Saliento que sou parente de cangaceiro. Tenho no sangue familiar também a cor do sertão valente, destemido, corajoso, intrépido. Ou mesmo do mero banditismo, na concepção de alguns. Mas fazer o que? Se um dia um parente meu enveredou pelo mundo do cangaço e foi ser cabra de Lampião, quem sou eu para negar agora tal realidade. O que está escrito na história ninguém apaga. Se por honra ou desonra, a verdade é que o fato não pode ser negado. E o tenho com grande orgulho. Apaixonado pela história do cangaço como sou, ter um parente que um dia serviu ao bando de Lampião se torna até dignificante.
Assim, sou parente de cangaceiro, e daí? Sou sobrinho-neto do cangaceiro Zabelê, um dos três Zabelê que fizeram parte do bando de Lampião, e que estava na Gruta do Angico naquele terrível alvorecer de 28 de julho de 38, quando onze cangaceiros foram chacinados pela volante comandada pelo tenente João Bezerra. Morreram Lampião, sua Maria Bonita e mais nove cangaceiros. O meu parente conseguiu fugir das cuspideiras de fogo, embrenhar-se nos carrascais catingueiros e sumir no oco do mundo. Depois disso desapareceu de vez, nunca mais retornou a Poço redondo, seu berço familiar.

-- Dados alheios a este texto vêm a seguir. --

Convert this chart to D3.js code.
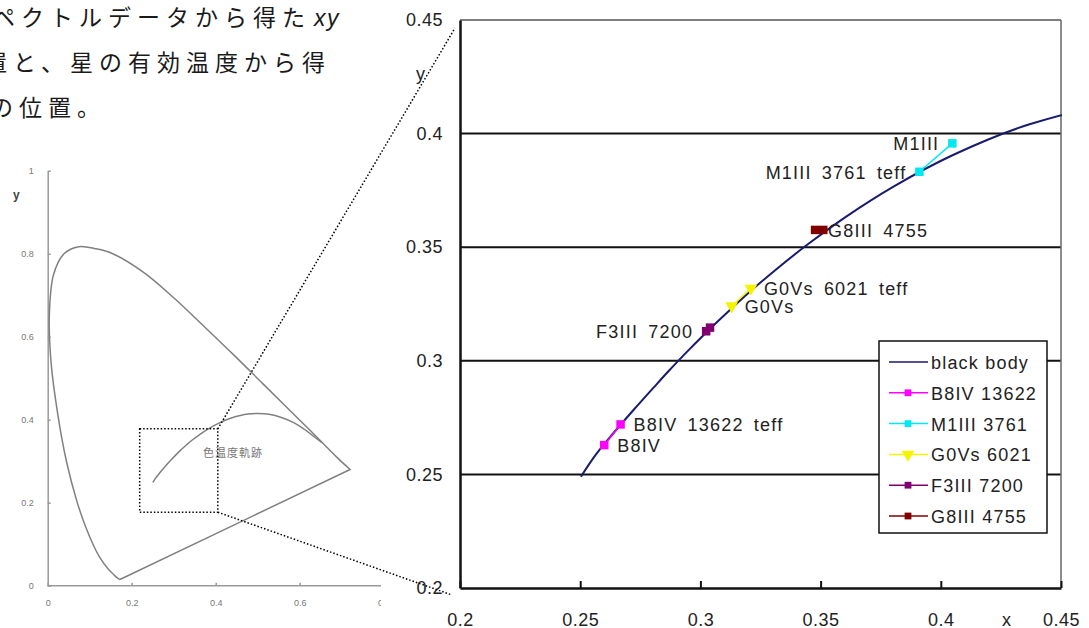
<!DOCTYPE html>
<html>
<head>
<meta charset="utf-8">
<script src="https://cdnjs.cloudflare.com/ajax/libs/d3/7.8.5/d3.min.js"></script>
<style>
    body { margin: 0; background: #fff; }
    svg { display: block; }
    .main-tick text { font-family: "Liberation Sans", Arial, sans-serif; font-size: 18px; fill: #222; letter-spacing: 0.5px; }
    .small-tick text { font-family: "Liberation Sans", Arial, sans-serif; font-size: 9px; fill: #777; }
    .lbl { font-family: "Liberation Sans", Arial, sans-serif; font-size: 18px; fill: #222; letter-spacing: 1.2px; }
    .plbl { word-spacing: 4px; }
    .jp { font-family: "Noto Sans CJK JP", sans-serif; font-size: 23px; fill: #1a1a1a; letter-spacing: 6px; }
</style>
</head>
<body>
<svg width="1089" height="628"></svg>
<script>
// black body (Planckian) locus, hot -> cool
const bbX = [0.2503, 0.2565, 0.2637, 0.2719, 0.2807, 0.2869, 0.2952, 0.3064, 0.3135, 0.3221,
             0.3325, 0.3451, 0.3608, 0.3805, 0.4053, 0.4369, 0.4770, 0.5267, 0.5857, 0.6528];
const bbY = [0.2490, 0.2587, 0.2680, 0.2780, 0.2884, 0.2956, 0.3048, 0.3165, 0.3236, 0.3318,
             0.3411, 0.3516, 0.3636, 0.3768, 0.3907, 0.4041, 0.4137, 0.4133, 0.3931, 0.3444];

// spectral locus for the small overview diagram
const locusX = [0.172, 0.170, 0.164, 0.157, 0.144, 0.124, 0.110, 0.091, 0.069, 0.045, 0.024, 0.008,
                0.004, 0.014, 0.039, 0.074, 0.114, 0.155, 0.230, 0.302, 0.373, 0.444, 0.512, 0.575,
                0.627, 0.690, 0.720];
const locusY = [0.015, 0.016, 0.020, 0.027, 0.040, 0.068, 0.095, 0.140, 0.205, 0.298, 0.413, 0.538,
                0.655, 0.750, 0.800, 0.817, 0.812, 0.800, 0.754, 0.692, 0.624, 0.555, 0.487, 0.424,
                0.372, 0.308, 0.280];

// stars: [spectrum point, teff point]
const seriesNames = ["B8IV 13622", "M1III 3761", "G0Vs 6021", "F3III 7200", "G8III 4755"];
const seriesColors = ["#ff00ff", "#00e8f0", "#f4f400", "#800070", "#800000"];
const b8X = [0.2600, 0.2668], b8Y = [0.2629, 0.2720];
const m1X = [0.4048, 0.3911], m1Y = [0.3957, 0.3832];
const g0X = [0.3130, 0.3210], g0Y = [0.3241, 0.3319];
const f3X = [0.3024, 0.3040], f3Y = [0.3130, 0.3146];
const g8X = [0.3477, 0.3511], g8Y = [0.3576, 0.3576];
const pointLabels = [["B8IV", "B8IV 13622 teff"], ["M1III", "M1III 3761 teff"],
                     ["G0Vs", "G0Vs 6021 teff"], ["F3III 7200", ""], ["G8III 4755", ""]];
const labelLeft = [false, true, false, true, false];

const xTicks = [0.2, 0.25, 0.3, 0.35, 0.4, 0.45];
const yTicks = [0.2, 0.25, 0.3, 0.35, 0.4, 0.45];
const smallTicks = [0, 0.2, 0.4, 0.6, 0.8];

const svg = d3.select("svg");

// ---------- text top left (cut at the left edge, as in the source) ----------
svg.append("text").attr("class", "jp").attr("x", 311).attr("y", 26)
    .attr("text-anchor", "end").text("ペクトルデータから得た");
svg.append("text").attr("class", "jp").attr("x", 314).attr("y", 26)
    .style("font-style", "italic").style("letter-spacing", "1.5px")
    .style("font-family", "'Liberation Sans', sans-serif").text("xy");
svg.append("text").attr("class", "jp").attr("x", 331).attr("y", 71)
    .attr("text-anchor", "end").text("置と、星の有効温度から得");
svg.append("text").attr("class", "jp").attr("x", 106).attr("y", 116)
    .attr("text-anchor", "end").text("の位置。");

// ---------- small overview diagram ----------
const sx = d3.scaleLinear().domain([0, 1]).range([47.7, 467.7]);
const sy = d3.scaleLinear().domain([0, 1]).range([585.7, 170.7]);

svg.append("clipPath").attr("id", "smallClip")
    .append("rect").attr("x", 0).attr("y", 150).attr("width", 381).attr("height", 478);
const small = svg.append("g").attr("clip-path", "url(#smallClip)");

small.append("g").attr("class", "small-tick")
    .attr("transform", `translate(0,${sy(0)})`)
    .call(d3.axisBottom(sx).tickValues(smallTicks).tickSizeInner(-3).tickSizeOuter(0).tickPadding(14)
        .tickFormat(d => d === 0 ? "0" : d3.format(".1f")(d)))
    .call(g => g.selectAll("line, path").attr("stroke", "#999").attr("stroke-width", 1.5))
    .call(g => g.select(".domain").attr("d", `M${sx(0)},0H381`));
small.append("g").attr("class", "small-tick")
    .attr("transform", `translate(${sx(0)},0)`)
    .call(d3.axisLeft(sy).tickValues([0, 0.2, 0.4, 0.6, 0.8, 1]).tickSizeInner(-3).tickSizeOuter(0).tickPadding(14)
        .tickFormat(d => d === 0 ? "0" : d === 1 ? "1" : d3.format(".1f")(d)))
    .call(g => g.selectAll("line, path").attr("stroke", "#999").attr("stroke-width", 1.5));
small.append("text").attr("x", 13).attr("y", 199)
    .style("font", "bold 12px 'Liberation Sans', sans-serif").style("fill", "#444").text("y");

const locusPts = locusX.map((x, i) => [x, locusY[i]]);
small.append("path")
    .attr("d", d3.line().x(d => sx(d[0])).y(d => sy(d[1])).curve(d3.curveCatmullRom)(locusPts)
        + `L${sx(locusX[0])},${sy(locusY[0])}`)
    .attr("fill", "none").attr("stroke", "#808080").attr("stroke-width", 1.5);

const bbPts = bbX.map((x, i) => [x, bbY[i]]);
small.append("path")
    .datum(bbPts)
    .attr("d", d3.line().x(d => sx(d[0])).y(d => sy(d[1])).curve(d3.curveCatmullRom))
    .attr("fill", "none").attr("stroke", "#808080").attr("stroke-width", 1.5);
small.append("text").attr("x", 203).attr("y", 457)
    .style("font", "11px 'Noto Sans CJK JP', sans-serif").style("fill", "#777").style("letter-spacing", "1px")
    .text("色温度軌跡");

// zoom rectangle
svg.append("rect")
    .attr("x", sx(0.219)).attr("y", sy(0.378))
    .attr("width", sx(0.405) - sx(0.219)).attr("height", sy(0.177) - sy(0.378))
    .attr("fill", "none").attr("stroke", "#000").attr("stroke-width", 1.5).attr("stroke-dasharray", "1.5,2");

// ---------- main chart ----------
const x = d3.scaleLinear().domain([0.2, 0.45]).range([460, 1061]);
const y = d3.scaleLinear().domain([0.2, 0.45]).range([588, 20]);

svg.append("rect").attr("x", x(0.2)).attr("y", y(0.45))
    .attr("width", x(0.45) - x(0.2)).attr("height", y(0.2) - y(0.45)).attr("fill", "#fff");

// horizontal gridlines
svg.append("g").selectAll("line")
    .data(yTicks.slice(1, -1))
    .join("line")
    .attr("x1", x(0.2)).attr("x2", x(0.45))
    .attr("y1", d => y(d)).attr("y2", d => y(d))
    .attr("stroke", "#111").attr("stroke-width", 2);

// frame
svg.append("line").attr("x1", x(0.2)).attr("x2", x(0.45)).attr("y1", y(0.45)).attr("y2", y(0.45))
    .attr("stroke", "#555").attr("stroke-width", 1.5);
svg.append("line").attr("x1", x(0.45)).attr("x2", x(0.45)).attr("y1", y(0.45)).attr("y2", y(0.2))
    .attr("stroke", "#666").attr("stroke-width", 1.5);

svg.append("g").attr("class", "main-tick")
    .attr("transform", `translate(0,${y(0.2)})`)
    .call(d3.axisBottom(x).tickValues(xTicks).tickSizeInner(-7).tickSizeOuter(0).tickPadding(25)
        .tickFormat(d3.format("~g")))
    .call(g => g.selectAll("line").attr("stroke", "#111").attr("stroke-width", 2))
    .call(g => g.select(".domain").attr("stroke", "#111").attr("stroke-width", 2.5));
svg.append("g").attr("class", "main-tick")
    .attr("transform", `translate(${x(0.2)},0)`)
    .call(d3.axisLeft(y).tickValues(yTicks).tickSize(0).tickPadding(17).tickFormat(d3.format("~g")))
    .call(g => g.select(".domain").attr("stroke", "#111").attr("stroke-width", 2.5));

svg.append("text").attr("class", "lbl").attr("x", 1007).attr("y", 626).attr("text-anchor", "middle").text("x");
svg.append("text").attr("class", "lbl").attr("x", 421).attr("y", 80).attr("text-anchor", "middle").text("y");

// black body curve
svg.append("clipPath").attr("id", "plotClip")
    .append("rect").attr("x", x(0.2)).attr("y", y(0.45))
    .attr("width", x(0.45) - x(0.2) + 1).attr("height", y(0.2) - y(0.45));
const plot = svg.append("g").attr("clip-path", "url(#plotClip)");
plot.append("path")
    .datum(bbPts)
    .attr("d", d3.line().x(d => x(d[0])).y(d => y(d[1])).curve(d3.curveCatmullRom))
    .attr("fill", "none").attr("stroke", "#1a1a6e").attr("stroke-width", 2);

// star series
const starX = [b8X, m1X, g0X, f3X, g8X];
const starY = [b8Y, m1Y, g0Y, f3Y, g8Y];
const markerOf = i => i === 2
    ? d3.symbol().type(d3.symbolTriangle).size(70)()
    : d3.symbol().type(d3.symbolSquare).size(72)();

starX.forEach((xs, i) => {
    const pts = xs.map((v, j) => [v, starY[i][j]]);
    const g = plot.append("g");
    g.append("path")
        .attr("d", d3.line().x(d => x(d[0])).y(d => y(d[1]))(pts))
        .attr("fill", "none").attr("stroke", seriesColors[i]).attr("stroke-width", 1.5);
    g.selectAll("path.m")
        .data(pts)
        .join("path")
        .attr("class", "m")
        .attr("d", markerOf(i))
        .attr("transform", d => `translate(${x(d[0])},${y(d[1])})` + (i === 2 ? " rotate(180)" : ""))
        .attr("fill", seriesColors[i]);
    svg.append("g").selectAll("text")
        .data(pts)
        .join("text")
        .attr("class", "lbl plbl")
        .attr("x", d => x(d[0]) + (labelLeft[i] ? -13 : 13))
        .attr("y", d => y(d[1]) + 7)
        .attr("text-anchor", labelLeft[i] ? "end" : "start")
        .text((d, j) => pointLabels[i][j]);
});

// legend
const legendNames = ["black body"].concat(seriesNames);
const legendColors = ["#1a1a6e"].concat(seriesColors);
const legend = svg.append("g");
legend.append("rect").attr("x", 879).attr("y", 341).attr("width", 168).attr("height", 192)
    .attr("fill", "#fff").attr("stroke", "#111").attr("stroke-width", 1.5);
const row = legend.selectAll("g.row")
    .data(legendNames)
    .join("g")
    .attr("class", "row")
    .attr("transform", (d, i) => `translate(0,${362 + i * 30.8})`);
row.append("line").attr("x1", 889).attr("x2", 928)
    .attr("stroke", (d, i) => legendColors[i]).attr("stroke-width", 1.5);
row.filter((d, i) => i > 0).append("path")
    .attr("d", (d, i) => markerOf(i))
    .attr("transform", (d, i) => `translate(908,0)` + (i === 2 ? " rotate(180)" : " scale(0.8)"))
    .attr("fill", (d, i) => seriesColors[i]);
row.append("text").attr("class", "lbl").attr("x", 931).attr("y", 7).text(d => d);

// dotted connectors from the overview box to the zoomed chart
const dotted = [[sx(0.405), sy(0.378), 455, 28], [sx(0.405), sy(0.177), 452, 595]];
svg.append("g").selectAll("line")
    .data(dotted)
    .join("line")
    .attr("x1", d => d[0]).attr("y1", d => d[1]).attr("x2", d => d[2]).attr("y2", d => d[3])
    .attr("stroke", "#000").attr("stroke-width", 1.5).attr("stroke-dasharray", "1.5,2");
</script>
</body>
</html>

Minha avó paterna Emeliana era irmã - por parte de pai e de mãe, como se diz no sertão - de Manoel Marques da Silva, mais tarde apelidado como Zabelê no bando de Lampião. Manoel Marques, o Zabelê, era filho de Antônio Marques da Silva e Maria Madalena de Santana, a Mãe Véia. Tio materno de meu pai Alcino Alves Costa era, pois, meu tio-avô. E meu pai, depois um reconhecido e valorizado escritor da saga cangaceira, nunca negou a ninguém seu orgulho desse tio desgarrado da terra e viajante pelos perigos dos sertões.
Rapazote ainda, quase na idade de menino, influenciado pelas andanças do bando do Capitão pela região de Poço Redondo, no sertão sergipano, eis que um dia Manoel Marques decidiu seguir no rastro dos homens do sol, da lua e da catingueira. Abandonou a família para nunca mais retornar ao lar, ainda que muito andasse em séquito pela região e redondezas. Como dito, estava presente na Gruta do Angico quando Lampião, Maria Bonita e mais nove cangaceiros foram chacinados pela volante alagoana, porém saiu ileso. Mas desse dia em diante ninguém mais teve notícia de seu paradeiro.
Com o nome de pássaro, pois Zabelê é nome de bicho que voa, talvez tivesse voado para uma desconhecida distância. Durante muitos anos seus familiares entrecortaram regiões do país no seu encalço, em busca de seu paradeiro, mas sem jamais reencontrá-lo. Voou, Zabelê voou. Arribou para sempre e nunca mais retornou. Hoje é pássaro somente na história e na recordação. Deixou apenas um irmão e muitas irmãs, dentre as quais minhas tias Mariquinha, Osana, Cordélia, Mãezinha, Conceição e Rosinha, todas já falecidas. Seus parentes de hoje formam um Poço Redondo inteiro.
Zabelê é, assim, parte de uma linhagem que orgulha seus parentes de agora. Não há um só familiar que renegue ou se diga diminuído pelo parentesco com o cangaceiro. Pelo contrário, sempre ecoa forte e orgulhosa a afirmação de ser parente de Zabelê, de ter no sangue seu lastro destemido e aventureiro. Também do cangaceiro poeta, apaixonado, cantante das coisas da terra e dos amores da vida. Pássaro sertanejo este Zabelê. Lamentoso e triste, porém ainda persiste o seu cantar.